# Just saw this new forum...

## stgreek

..and wanted to wish good luck to all you Finns   :Very Happy: 

----------

## BWoso

I'll second the good luck, but can they read this?

----------

## Useful Idiot

 *BWoso wrote:*   

> I'll second the good luck, but can they read this?

 

No, we can't. But thanks anyway.  :Wink: 

----------

## stgreek

I know that most Finns speak perfect English, so they should be fine.

----------

## Celtis

About the only word I know (other than Hei) is Pelionnea! (Good luck I believe?!?)

----------

## AlterEgo

 "Linux spreads it wings " :

 *Quote:*   

> 
> 
> That's it! I'm fed up with the popular media misunderstanding linux and the free software movement. It is quite obvious if you've had the time to do any research that penguins swim and don't fly.
> 
> 

 

 *Quote:*   

> 
> 
> Indeed. So I guess the title of the story should be: Linux Spreads its... Fins?
> 
> No you're confused, Linux was spread by a Finn 
> ...

 

 :Very Happy:   :Very Happy:   :Very Happy: 

----------

## Nuteater

 *Celtis wrote:*   

> About the only word I know (other than Hei) is Pelionnea! (Good luck I believe?!?)

 

"Pelionnea!" - "Good luck in the game!" (literally: "Gameluck!")

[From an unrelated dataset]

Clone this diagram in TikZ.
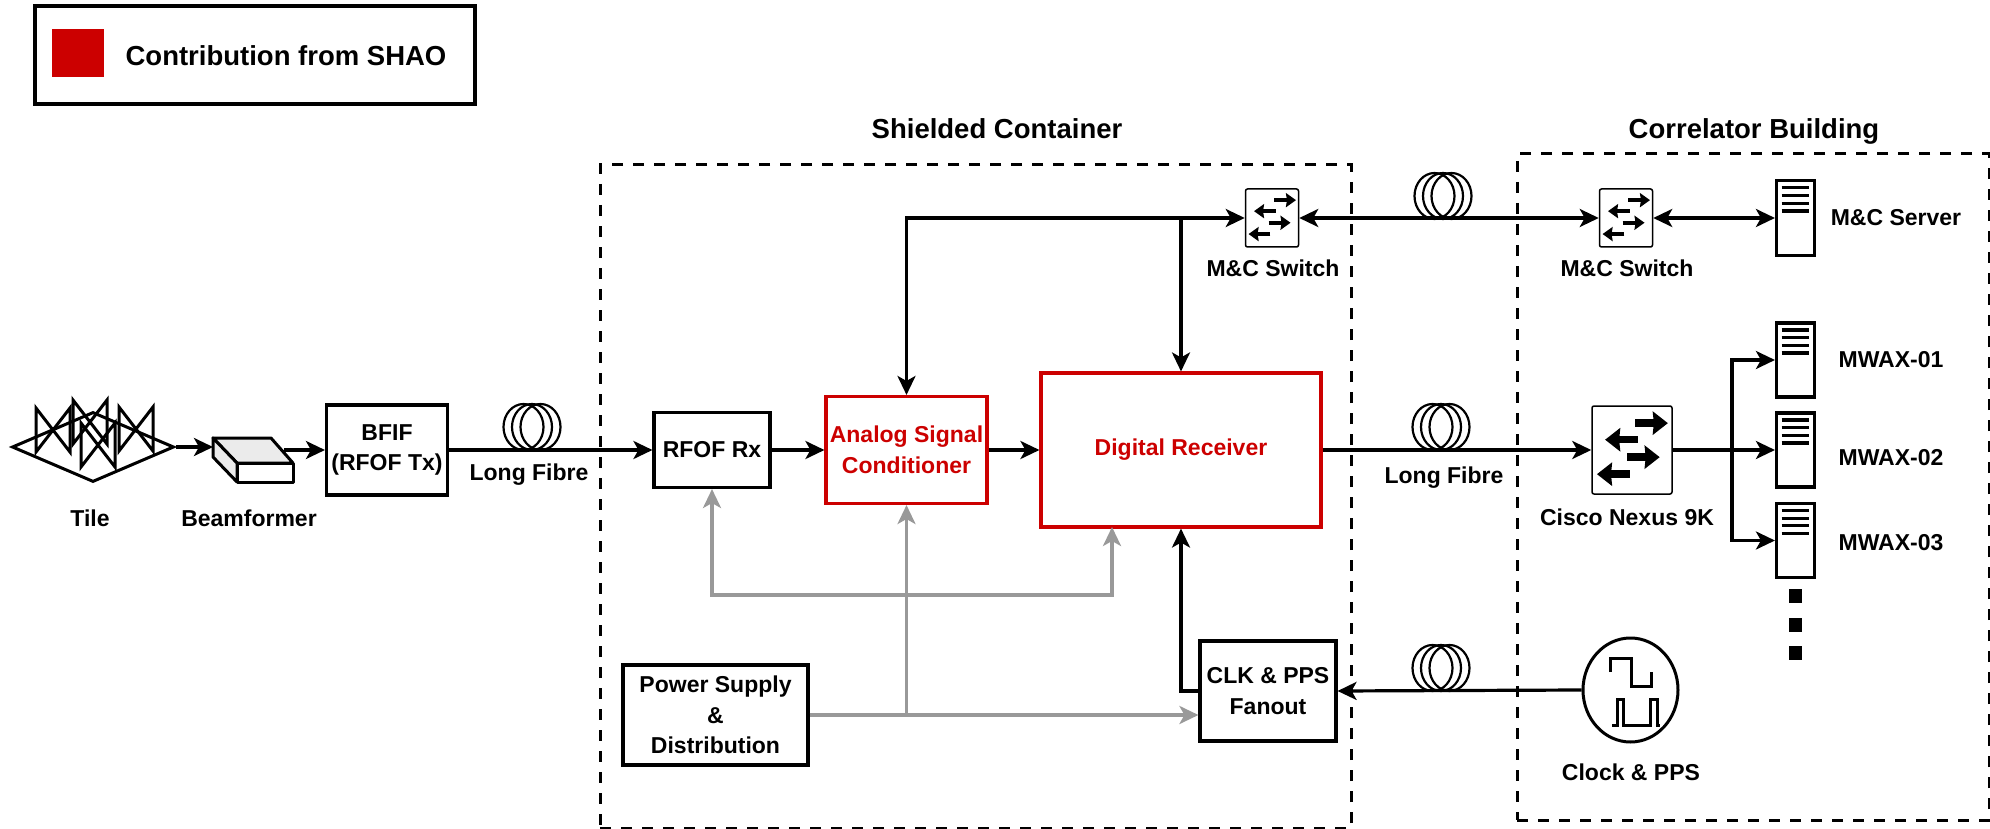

A more general way of wishing luck could be "Lykkyä tykö!" (Sounds silly, doesn't it   :Wink:  )

I hope you find that useful   :Smile: 

----------

## stgreek

I assume that the tyko (sorry, cant write utf) means luck? If so, the ancient (and modern) greek work for luck is tychi, maybe they are somehow connected?

----------

## Celtis

 *Nuteater wrote:*   

>  *Celtis wrote:*   About the only word I know (other than Hei) is Pelionnea! (Good luck I believe?!?) 
> 
> "Pelionnea!" - "Good luck in the game!" (literally: "Gameluck!")
> 
> A more general way of wishing luck could be "Lykkyä tykö!" (Sounds silly, doesn't it   )
> ...

 

Thanks, I do. You can't tell I picked "Pelionnea" up from playing online Poker can you  :Wink: 

----------

## Given M. Sur

Damn, neither babel fish nor google's translation thing support finnish.

Oh well, enjoy the pingviini!

----------

## Useful Idiot

 *stgreek wrote:*   

> I assume that the tyko (sorry, cant write utf) means luck? If so, the ancient (and modern) greek work for luck is tychi, maybe they are somehow connected?

 

Actually, it's the lykkyä part that means good luck. You can even use it alone: Lykkyä!  I don't know the exact origins of the word, but I believe it comes from Swedish. "Proper" Finnish word for luck is onnea.

I don't think there is an exact word for tykö in english but it means roughly to/with you.

----------

## Nuteater

 *Celtis wrote:*   

> Thanks, I do. You can't tell I picked "Pelionnea" up from playing online Poker can you 

 

No, but "Pelionnea" is something that would most likely be wished for a person who is gambling  :Wink: 

----------

## jaska

 *stgreek wrote:*   

> I assume that the tyko (sorry, cant write utf) means luck? If so, the ancient (and modern) greek work for luck is tychi, maybe they are somehow connected?

 

My understanding is that lykkyä tykö comes from from the swedish language, lykka till (sp?).

----------

## jounihat

 *jaska wrote:*   

> My understanding is that lykkyä tykö comes from from the swedish language, lykka till (sp?).

 

Right, and don't teach that kind of language to foreigners, because it's, as we call it, svetisismiä, and not sophisticated Finnish language. "Onnea" is more appropriate in written form. Though I don't really think foreigners care about that kind of stuff (even most Finns don't).

----------

## jaska

 *jounihat wrote:*   

> Right, and don't teach that kind of language to foreigners, because it's, as we call it, svetisismiä, and not sophisticated Finnish language. "Onnea" is more appropriate in written form. Though I don't really think foreigners care about that kind of stuff (even most Finns don't).

 

You are right about it, it just confuses everyone even more   :Laughing: 

----------